Netochka Nezvanova: Fragmented Witness


My latest FD instalment is an intriguing piece which he was working on prior to his arrest as part of a Utopian Socialist underground group in 1840s Russia. He didn't have another piece of published fiction for ten years. So this I guess is the last piece of this specific period of Dostoyevsky's work.

It is a little difficult to judge it as it is a fragment of what was clearly planned to be a substantial "major" work - like a Dickens or French 19th Century Novel. The eponymous character outlines the early years of her life from brutal childhood to her alienated teenage years: unlike the Double - no laughs to be had here.

As this is all that survives I assume that FD must have written chronologically as there are no records of any other parts of this novel. So it can be followed unlike other unfinished novels.

He develops his psychological approach for the characters although being part of the rigid Russian social stratification are never characatures but more rounded - a constant theme or tension of his early writings. However I also think he is attempting to use the young female narrator as a witness of certain aspects of human interaction and obliquely Russian society. Thus her unhappy childhood unravelled by her step-father a drunken musician elevated from the peasantry and moved to Petersburg, convinced of his genius. Her adoption by an aristocrat provides an insight to that world. She is then passed on to a slightly lower echelon of aristocrat where she is a witness to a disintegrating marriage undermined by secrets and lies. A wee bit like Oliver Twist - an orphan can look at different aspects of society - in Dickens case the underworld in London.

Thus the character is a bit of a cipher, indeed the translation of the name is Nameless Nobody, but she has her own relationships.
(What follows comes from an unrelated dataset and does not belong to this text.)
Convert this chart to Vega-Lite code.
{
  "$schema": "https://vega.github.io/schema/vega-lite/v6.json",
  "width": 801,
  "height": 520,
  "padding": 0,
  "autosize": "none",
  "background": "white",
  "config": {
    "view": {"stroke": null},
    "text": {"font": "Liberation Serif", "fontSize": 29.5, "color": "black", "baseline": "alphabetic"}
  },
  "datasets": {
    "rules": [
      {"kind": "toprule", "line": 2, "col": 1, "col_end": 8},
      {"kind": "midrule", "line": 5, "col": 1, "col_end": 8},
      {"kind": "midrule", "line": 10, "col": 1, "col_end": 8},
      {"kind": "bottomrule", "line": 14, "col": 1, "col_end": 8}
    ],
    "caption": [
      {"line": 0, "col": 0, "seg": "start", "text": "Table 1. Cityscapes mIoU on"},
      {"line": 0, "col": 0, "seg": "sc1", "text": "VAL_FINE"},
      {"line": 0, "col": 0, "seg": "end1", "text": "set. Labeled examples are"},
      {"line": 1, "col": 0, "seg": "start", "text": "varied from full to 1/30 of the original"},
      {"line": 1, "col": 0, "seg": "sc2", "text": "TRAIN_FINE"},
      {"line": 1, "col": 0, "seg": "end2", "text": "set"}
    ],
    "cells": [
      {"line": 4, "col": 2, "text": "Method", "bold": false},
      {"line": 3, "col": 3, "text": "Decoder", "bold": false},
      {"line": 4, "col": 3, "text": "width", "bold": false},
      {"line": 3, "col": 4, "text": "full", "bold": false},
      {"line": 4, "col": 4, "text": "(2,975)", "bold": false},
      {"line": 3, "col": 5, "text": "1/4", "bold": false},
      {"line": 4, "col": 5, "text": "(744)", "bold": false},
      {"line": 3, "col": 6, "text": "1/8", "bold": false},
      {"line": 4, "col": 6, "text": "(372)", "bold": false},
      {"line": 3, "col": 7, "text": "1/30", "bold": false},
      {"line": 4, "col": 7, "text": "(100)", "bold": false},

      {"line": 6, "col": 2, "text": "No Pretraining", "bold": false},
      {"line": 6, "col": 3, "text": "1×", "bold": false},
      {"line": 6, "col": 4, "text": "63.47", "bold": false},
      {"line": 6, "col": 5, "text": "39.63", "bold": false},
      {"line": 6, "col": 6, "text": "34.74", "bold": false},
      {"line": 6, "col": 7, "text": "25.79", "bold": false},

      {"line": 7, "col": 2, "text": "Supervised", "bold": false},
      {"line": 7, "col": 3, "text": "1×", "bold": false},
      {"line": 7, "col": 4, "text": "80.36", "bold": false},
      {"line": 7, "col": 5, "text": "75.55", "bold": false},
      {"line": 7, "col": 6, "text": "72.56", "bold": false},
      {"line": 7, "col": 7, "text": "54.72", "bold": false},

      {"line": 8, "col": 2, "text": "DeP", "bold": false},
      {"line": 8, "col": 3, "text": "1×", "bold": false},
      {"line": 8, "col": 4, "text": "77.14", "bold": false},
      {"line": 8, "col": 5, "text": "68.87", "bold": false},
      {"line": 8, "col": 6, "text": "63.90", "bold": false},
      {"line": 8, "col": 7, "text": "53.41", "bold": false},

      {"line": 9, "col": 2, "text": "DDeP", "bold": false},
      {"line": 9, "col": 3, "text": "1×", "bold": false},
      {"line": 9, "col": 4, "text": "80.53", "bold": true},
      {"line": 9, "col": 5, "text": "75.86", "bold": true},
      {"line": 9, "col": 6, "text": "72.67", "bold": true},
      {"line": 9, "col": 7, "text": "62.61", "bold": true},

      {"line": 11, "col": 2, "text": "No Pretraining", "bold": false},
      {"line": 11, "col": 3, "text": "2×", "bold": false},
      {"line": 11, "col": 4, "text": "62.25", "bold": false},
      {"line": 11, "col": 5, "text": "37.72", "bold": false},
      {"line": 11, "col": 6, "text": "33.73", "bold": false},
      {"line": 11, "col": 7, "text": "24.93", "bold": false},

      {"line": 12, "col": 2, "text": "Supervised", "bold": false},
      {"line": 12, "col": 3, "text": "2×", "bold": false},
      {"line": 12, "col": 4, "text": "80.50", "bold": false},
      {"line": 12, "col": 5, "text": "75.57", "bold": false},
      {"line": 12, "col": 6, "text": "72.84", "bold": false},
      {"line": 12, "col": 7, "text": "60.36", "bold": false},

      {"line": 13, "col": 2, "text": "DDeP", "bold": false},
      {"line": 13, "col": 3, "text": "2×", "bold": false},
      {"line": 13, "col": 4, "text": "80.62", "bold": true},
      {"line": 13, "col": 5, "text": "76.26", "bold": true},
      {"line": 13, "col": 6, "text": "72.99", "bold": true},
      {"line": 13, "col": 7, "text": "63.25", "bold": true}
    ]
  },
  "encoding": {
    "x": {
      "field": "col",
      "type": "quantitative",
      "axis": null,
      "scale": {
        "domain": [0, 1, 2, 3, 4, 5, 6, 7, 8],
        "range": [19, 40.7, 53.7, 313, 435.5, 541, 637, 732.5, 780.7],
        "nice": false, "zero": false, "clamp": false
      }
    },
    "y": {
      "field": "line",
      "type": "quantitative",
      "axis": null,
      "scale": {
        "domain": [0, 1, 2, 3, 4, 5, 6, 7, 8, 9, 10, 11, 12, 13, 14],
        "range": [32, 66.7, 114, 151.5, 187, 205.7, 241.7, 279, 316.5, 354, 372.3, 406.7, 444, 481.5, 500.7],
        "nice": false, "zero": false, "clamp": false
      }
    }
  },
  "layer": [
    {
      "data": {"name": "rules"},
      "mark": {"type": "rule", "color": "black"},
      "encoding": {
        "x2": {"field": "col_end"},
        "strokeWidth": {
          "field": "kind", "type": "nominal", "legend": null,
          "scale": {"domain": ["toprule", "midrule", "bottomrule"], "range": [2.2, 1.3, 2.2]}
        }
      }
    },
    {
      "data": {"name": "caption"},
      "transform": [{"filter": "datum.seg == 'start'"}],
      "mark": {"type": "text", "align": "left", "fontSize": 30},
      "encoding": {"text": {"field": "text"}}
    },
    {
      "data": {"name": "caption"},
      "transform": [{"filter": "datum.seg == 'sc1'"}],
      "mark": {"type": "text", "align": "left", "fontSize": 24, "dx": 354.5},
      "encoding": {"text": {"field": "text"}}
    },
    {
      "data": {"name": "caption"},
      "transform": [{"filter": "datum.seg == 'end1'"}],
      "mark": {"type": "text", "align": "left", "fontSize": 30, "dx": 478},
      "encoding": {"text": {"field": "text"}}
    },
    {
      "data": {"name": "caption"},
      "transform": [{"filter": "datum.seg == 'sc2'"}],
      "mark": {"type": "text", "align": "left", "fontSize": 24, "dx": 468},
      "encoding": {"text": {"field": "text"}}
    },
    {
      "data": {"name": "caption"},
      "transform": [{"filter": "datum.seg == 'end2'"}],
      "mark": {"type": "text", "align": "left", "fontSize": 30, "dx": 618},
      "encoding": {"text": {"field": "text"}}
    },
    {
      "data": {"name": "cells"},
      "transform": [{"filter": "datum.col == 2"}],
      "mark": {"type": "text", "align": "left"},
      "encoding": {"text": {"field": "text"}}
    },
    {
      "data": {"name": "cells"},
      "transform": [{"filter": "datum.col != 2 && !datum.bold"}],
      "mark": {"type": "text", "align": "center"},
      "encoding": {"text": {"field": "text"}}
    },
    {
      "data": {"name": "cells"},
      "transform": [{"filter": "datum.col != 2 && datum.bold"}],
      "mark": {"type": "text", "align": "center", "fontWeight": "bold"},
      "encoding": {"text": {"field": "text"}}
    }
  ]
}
In particular with another 10 year old - the Princess daughter of the aristocrats which is very abusive and unusually written I thought for kids of that age. This is one of the problems of the work as it stands you dont get the sense of a child or an adolescent's view point. It reads the same as the perspective of an older writer. Apparently this was not FD's wish he wanted a different style for each part of her life - this definitely doesnt come across in translation. It may account for the strange way the relationship with the little princess is written.
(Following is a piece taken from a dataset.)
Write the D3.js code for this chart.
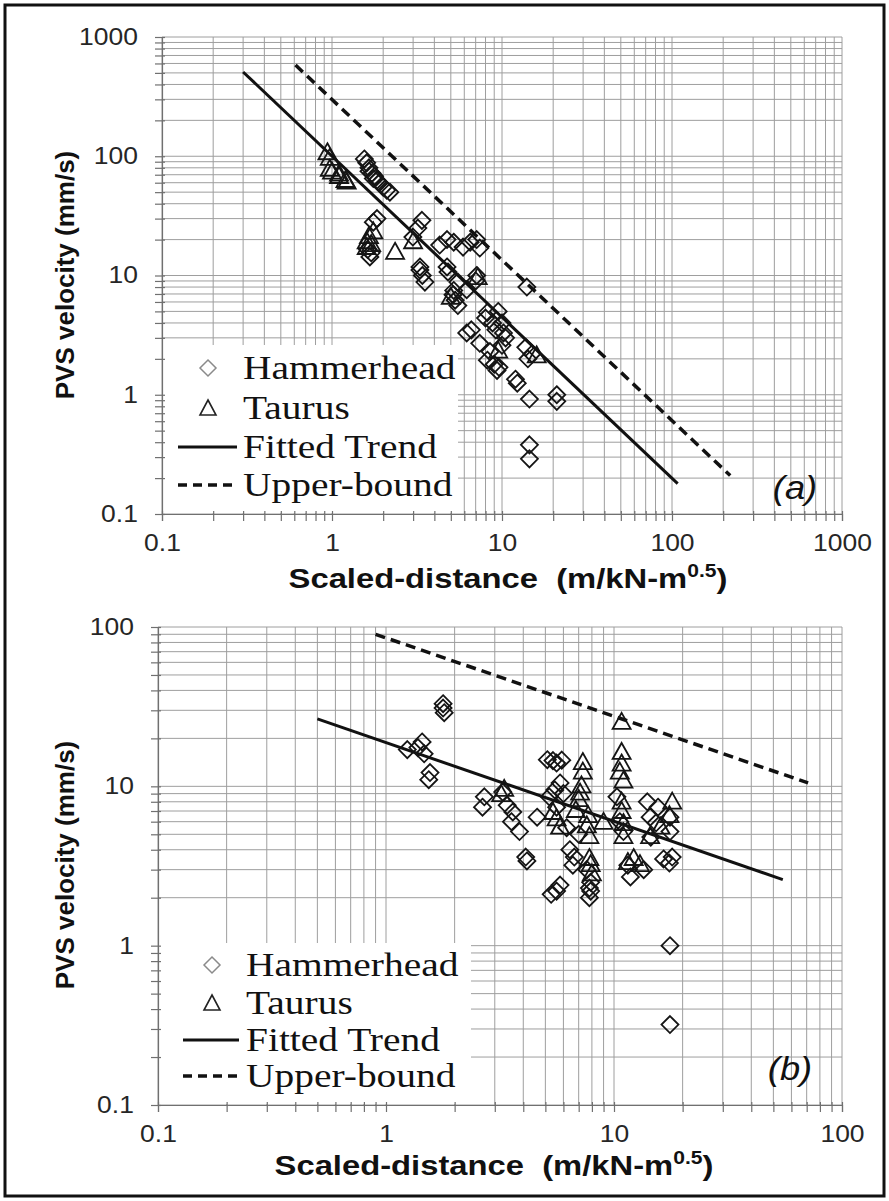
<!DOCTYPE html>
<html lang="en">
<head>
<meta charset="UTF-8">
<title>PVS velocity vs scaled distance</title>
<script src="https://d3js.org/d3.v7.min.js"></script>
<style>
  body { margin: 0; background: #fff; }
  .grid line { stroke: #9e9e9e; stroke-width: 1; }
  .axis path, .axis line { stroke: #707070; stroke-width: 1.2; }
  .axis text { font-family: "Liberation Sans", Arial, sans-serif; font-size: 23px; fill: #262626; }
  .title { font-family: "Liberation Sans", Arial, sans-serif; font-weight: bold; fill: #111; }
  .legend-text { font-family: "Liberation Serif", "Times New Roman", serif; font-size: 34px; fill: #111; }
  .panel-tag { font-family: "Liberation Sans", Arial, sans-serif; font-style: italic; font-size: 33px; fill: #111; }
  .hammer { fill: none; stroke: #151515; stroke-width: 1.8; }
  .taurus { fill: none; stroke: #151515; stroke-width: 1.8; }
</style>
</head>
<body>
<svg id="chart" width="889" height="1201"></svg>
<script>
  // ---- panel (a) data: [scaled distance, PVS]
  var hammerA = [
    [1.55,95],[1.6,88],[1.65,80],[1.72,72],[1.78,68],[1.84,63],[1.9,60],[2.0,55],[2.1,52],[2.19,50],[1.65,75],[1.75,65],
    [1.84,30],[1.75,28],[1.7,15.5],[1.67,14.3],[1.62,16.5],
    [2.99,21],[3.38,29],[3.2,25],[3.29,11.8],[3.29,11.1],[3.52,8.8],[3.4,10],
    [4.75,20],[4.3,18],[5.2,19],[5.9,17.3],[6.5,19],[7.1,20],[7.4,17],
    [4.75,11.8],[4.81,10.7],[5.5,8.8],[5.15,6.9],[5.3,6.2],[5.5,5.6],[5.2,7.5],[6.2,7.6],[7.1,10],[7.0,9],
    [8.2,4.9],[8.0,4.4],[8.8,4.0],[9.2,3.5],[9.5,5.0],[10.0,4.0],[10.2,3.3],
    [6.2,3.3],[6.6,3.5],[7.4,2.7],[8.5,2.3],[8.2,1.95],[9.35,1.6],[9.0,1.8],[9.6,1.7],[10,2.6],[10.5,3.0],
    [12,1.35],[12.3,1.25],[13.8,2.5],[14.2,2.0],[15,2.2],
    [14,8],[14.5,0.92],[14.5,0.38],[14.5,0.29],[21,1.0],[21,0.88]
  ];
  var taurusA = [
    [0.94,106],[0.97,95],[0.97,77],[1.0,73],[1.1,67],[1.2,62],[1.22,60],[1.1,70],
    [1.6,19],[1.65,21],[1.75,23],[1.6,17],[2.35,15.5],[1.7,18],
    [3.0,19],[5.0,6.5],[7.2,9.5],[9.5,2.3],[16,2.1]
  ];
  var trendA = [[0.3, 509], [108, 0.18]];
  var upperA = [[0.61, 582], [220, 0.21]];
  var xTicksA = [0.1, 1, 10, 100, 1000];
  var yTicksA = [0.1, 1, 10, 100, 1000];

  // ---- panel (b) data
  var hammerB = [
    [1.78,33],[1.78,31],[1.8,29],[1.24,17],[1.44,19],[1.38,17.5],[1.47,16],[1.56,12.2],[1.54,11],
    [2.7,8.6],[2.65,7.4],[3.25,9.2],[3.4,7.6],[3.6,6.9],[3.55,6.0],[3.85,5.2],[4.1,3.6],[4.15,3.4],[4.6,6.4],
    [5.1,14.7],[5.4,14.5],[5.6,14],[5.9,14.6],[5.5,9.5],[5.8,10.5],[5.2,8.6],[5.6,7.4],[6.0,9],
    [5.3,2.1],[5.6,2.2],[5.8,2.4],
    [6.4,4.0],[6.7,3.6],[6.6,3.2],[6.2,5.5],[7.0,5.0],
    [7.8,2.3],[7.9,2.2],[7.8,2.0],[7.9,2.5],[7.6,3.0],
    [10.3,8.6],[10.6,6.0],[11,5.2],[11.5,3.2],[11.8,2.7],
    [14,8.0],[15.6,7.4],[14.4,6.4],[15.3,5.9],[16.5,3.5],[17.5,3.3],[17.6,6.4],[17.6,5.2],[18,3.6],
    [13.5,3],[14.5,4.8],
    [17.6,1.0],[17.6,0.32]
  ];
  var taurusB = [
    [3.3,9.5],[3.2,8.8],
    [5.6,6.2],[5.8,5.5],[5.4,6.8],
    [7.3,14],[7.3,12.2],[7.2,10],[7.1,9],[7.0,8.2],[6.8,7],
    [7.6,5.6],[7.8,4.8],[7.8,3.5],[7.9,3.2],[8.0,2.8],[9,5.9],[7.7,6.5],
    [10.8,25],[10.8,16.2],[10.8,13.7],[10.6,12.2],[11,10.7],[10.8,7.9],[10.8,6.9],[11,5.8],[11,4.8],
    [11.5,3.3],[12.2,3.5],[13,3.2],
    [18,7.9],[17.5,6.5],[14.4,4.8],[16,5.5]
  ];
  var trendB = [[0.5, 26.5], [55, 2.6]];
  var upperB = [[0.9, 90], [71, 10.5]];
  var xTicksB = [0.1, 1, 10, 100];
  var yTicksB = [0.1, 1, 10, 100];

  var legendNames = ["Hammerhead", "Taurus", "Fitted Trend", "Upper-bound"];

  var svg = d3.select("#chart");
  var diamond = "M0,-8.5L8.5,0L0,8.5L-8.5,0Z";
  var triangle = "M0,-10L9,6L-9,6Z";

  // outer frame
  svg.append("rect")
    .attr("x", 5).attr("y", 5).attr("width", 879).attr("height", 1191)
    .attr("fill", "none").attr("stroke", "#111").attr("stroke-width", 3);

  function stretched(parent, x, y, str, cls, sx) {
    return parent.append("text")
      .attr("class", cls)
      .attr("transform", "translate(" + x + "," + y + ") scale(" + sx + ",1)")
      .text(str);
  }

  function drawPanel(p) {
    var x = d3.scaleLog().domain([p.xTicks[0], p.xTicks[p.xTicks.length - 1]]).range([p.left, p.right]);
    var y = d3.scaleLog().domain([p.yTicks[0], p.yTicks[p.yTicks.length - 1]]).range([p.bottom, p.top]);
    var g = svg.append("g");

    // grid (every 1..9 multiple)
    var grid = g.append("g").attr("class", "grid");
    grid.selectAll(".gx").data(x.ticks()).enter().append("line")
      .attr("x1", function(d) { return x(d); }).attr("x2", function(d) { return x(d); })
      .attr("y1", p.top).attr("y2", p.bottom);
    grid.selectAll(".gy").data(y.ticks()).enter().append("line")
      .attr("y1", function(d) { return y(d); }).attr("y2", function(d) { return y(d); })
      .attr("x1", p.left).attr("x2", p.right);

    // legend background hides the grid
    g.append("rect")
      .attr("x", p.left + 1).attr("y", p.legTop)
      .attr("width", p.legRight - p.left - 1).attr("height", p.bottom - p.legTop - 1)
      .attr("fill", "#fff");

    // minor ticks
    var xMinor = g.append("g").attr("class", "axis")
      .attr("transform", "translate(0," + p.bottom + ")")
      .call(d3.axisBottom(x).tickValues(x.ticks()).tickSize(7).tickFormat(""));
    xMinor.selectAll("line").attr("y1", -3);
    var yMinor = g.append("g").attr("class", "axis")
      .attr("transform", "translate(" + p.left + ",0)")
      .call(d3.axisLeft(y).tickValues(y.ticks()).tickSize(7).tickFormat(""));
    yMinor.selectAll("line").attr("x1", 3);

    // labelled axes
    var xAxis = g.append("g").attr("class", "axis")
      .attr("transform", "translate(0," + p.bottom + ")")
      .call(d3.axisBottom(x).tickValues(p.xTicks).tickSize(0).tickFormat(function(d) { return String(d); }));
    xAxis.select(".domain").remove();
    xAxis.selectAll("text").attr("y", 21).attr("transform", "scale(1.15,1)");
    var yAxis = g.append("g").attr("class", "axis")
      .attr("transform", "translate(" + p.left + ",0)")
      .call(d3.axisLeft(y).tickValues(p.yTicks).tickSize(0).tickFormat(function(d) { return String(d); }));
    yAxis.select(".domain").remove();
    yAxis.selectAll("text").attr("x", -21).attr("transform", "scale(1.15,1)");

    // fitted trend and upper bound
    var line = d3.line().x(function(d) { return x(d[0]); }).y(function(d) { return y(d[1]); });
    g.append("path").datum(p.trend).attr("d", line)
      .attr("fill", "none").attr("stroke", "#111").attr("stroke-width", 3);
    g.append("path").datum(p.upper).attr("d", line)
      .attr("fill", "none").attr("stroke", "#111").attr("stroke-width", 3.5)
      .attr("stroke-dasharray", "10,6");

    // scatter
    g.selectAll(".hammer").data(p.hammer).enter().append("path")
      .attr("class", "hammer").attr("d", diamond)
      .attr("transform", function(d) { return "translate(" + x(d[0]) + "," + y(d[1]) + ")"; });
    g.selectAll(".taurus").data(p.taurus).enter().append("path")
      .attr("class", "taurus").attr("d", triangle)
      .attr("transform", function(d) { return "translate(" + x(d[0]) + "," + y(d[1]) + ")"; });

    // legend
    var L = p.leg;
    g.append("path").attr("d", "M0,-8L8,0L0,8L-8,0Z")
      .attr("transform", "translate(" + L.mx + "," + L.rows[0] + ")")
      .attr("fill", "none").attr("stroke", "#8a8a8a").attr("stroke-width", 1.5);
    g.append("path").attr("d", "M0,-9L8,6L-8,6Z")
      .attr("transform", "translate(" + L.mx + "," + (L.rows[1] + 1) + ")")
      .attr("fill", "none").attr("stroke", "#222").attr("stroke-width", 1.6);
    g.append("line").attr("x1", L.lx1).attr("x2", L.lx2).attr("y1", L.rows[2]).attr("y2", L.rows[2])
      .attr("stroke", "#111").attr("stroke-width", 3);
    g.append("line").attr("x1", L.lx1).attr("x2", L.lx2).attr("y1", L.rows[3]).attr("y2", L.rows[3])
      .attr("stroke", "#111").attr("stroke-width", 3.5).attr("stroke-dasharray", "9,6");
    legendNames.forEach(function(name, i) {
      stretched(g, L.tx, L.rows[i] + 11, name, "legend-text", 1.16);
    });

    // panel tag
    stretched(g, p.tag[0], p.tag[1], p.tagText, "panel-tag", 1.1).attr("text-anchor", "middle");

    // axis titles
    var xt = g.append("text").attr("class", "title")
      .attr("transform", "translate(" + p.xTitle[0] + "," + p.xTitle[1] + ") scale(1.17,1)")
      .attr("text-anchor", "middle").attr("font-size", 28);
    xt.append("tspan").text("Scaled-distance\u00a0\u00a0(m/kN-m");
    xt.append("tspan").attr("font-size", 18).attr("dy", -11).text("0.5");
    xt.append("tspan").attr("dy", 11).text(")");

    g.append("text").attr("class", "title")
      .attr("transform", "translate(" + p.yTitle[0] + "," + p.yTitle[1] + ") rotate(-90)")
      .attr("text-anchor", "middle").attr("font-size", 26)
      .text("PVS velocity (mm/s)");
  }

  drawPanel({
    left: 162, right: 842, top: 37, bottom: 514,
    xTicks: xTicksA, yTicks: yTicksA,
    hammer: hammerA, taurus: taurusA, trend: trendA, upper: upperA,
    legTop: 345, legRight: 458,
    leg: { mx: 208, lx1: 178, lx2: 237, tx: 243, rows: [368, 408, 447, 485] },
    tag: [795, 499], tagText: "(a)",
    xTitle: [508, 588], yTitle: [74, 275]
  });

  drawPanel({
    left: 158, right: 842, top: 627, bottom: 1105,
    xTicks: xTicksB, yTicks: yTicksB,
    hammer: hammerB, taurus: taurusB, trend: trendB, upper: upperB,
    legTop: 943, legRight: 471,
    leg: { mx: 212, lx1: 183, lx2: 239, tx: 246, rows: [965, 1003, 1040, 1076] },
    tag: [790, 1080], tagText: "(b)",
    xTitle: [494, 1175], yTitle: [74, 865]
  });
</script>
</body>
</html>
Like the other short works I have read of his at this time it is also about the power of art and writing itself. The character's partial liberation comes from getting a secret key to the library and discovering the joys of fiction in particular the novels of Walter Scott - a pioneer of that form - Although this source also provides the root of the downfall from her last familial setting. Art is also shown through music and the mercurial nature of her stepfather. According to the Dost biography I am reading he wanted the character to become an artist - so the interaction of art and life was going to be a constant in the work.

Unusual that he never returned to this, unlike the Double which he re-worked after his decade's absence, perhaps the moment had passed or he felt he could deal with the ideas and themes in a different way. A fragment, then, but gives a glimpse of his power as a writer and of how he would later construct his big novels.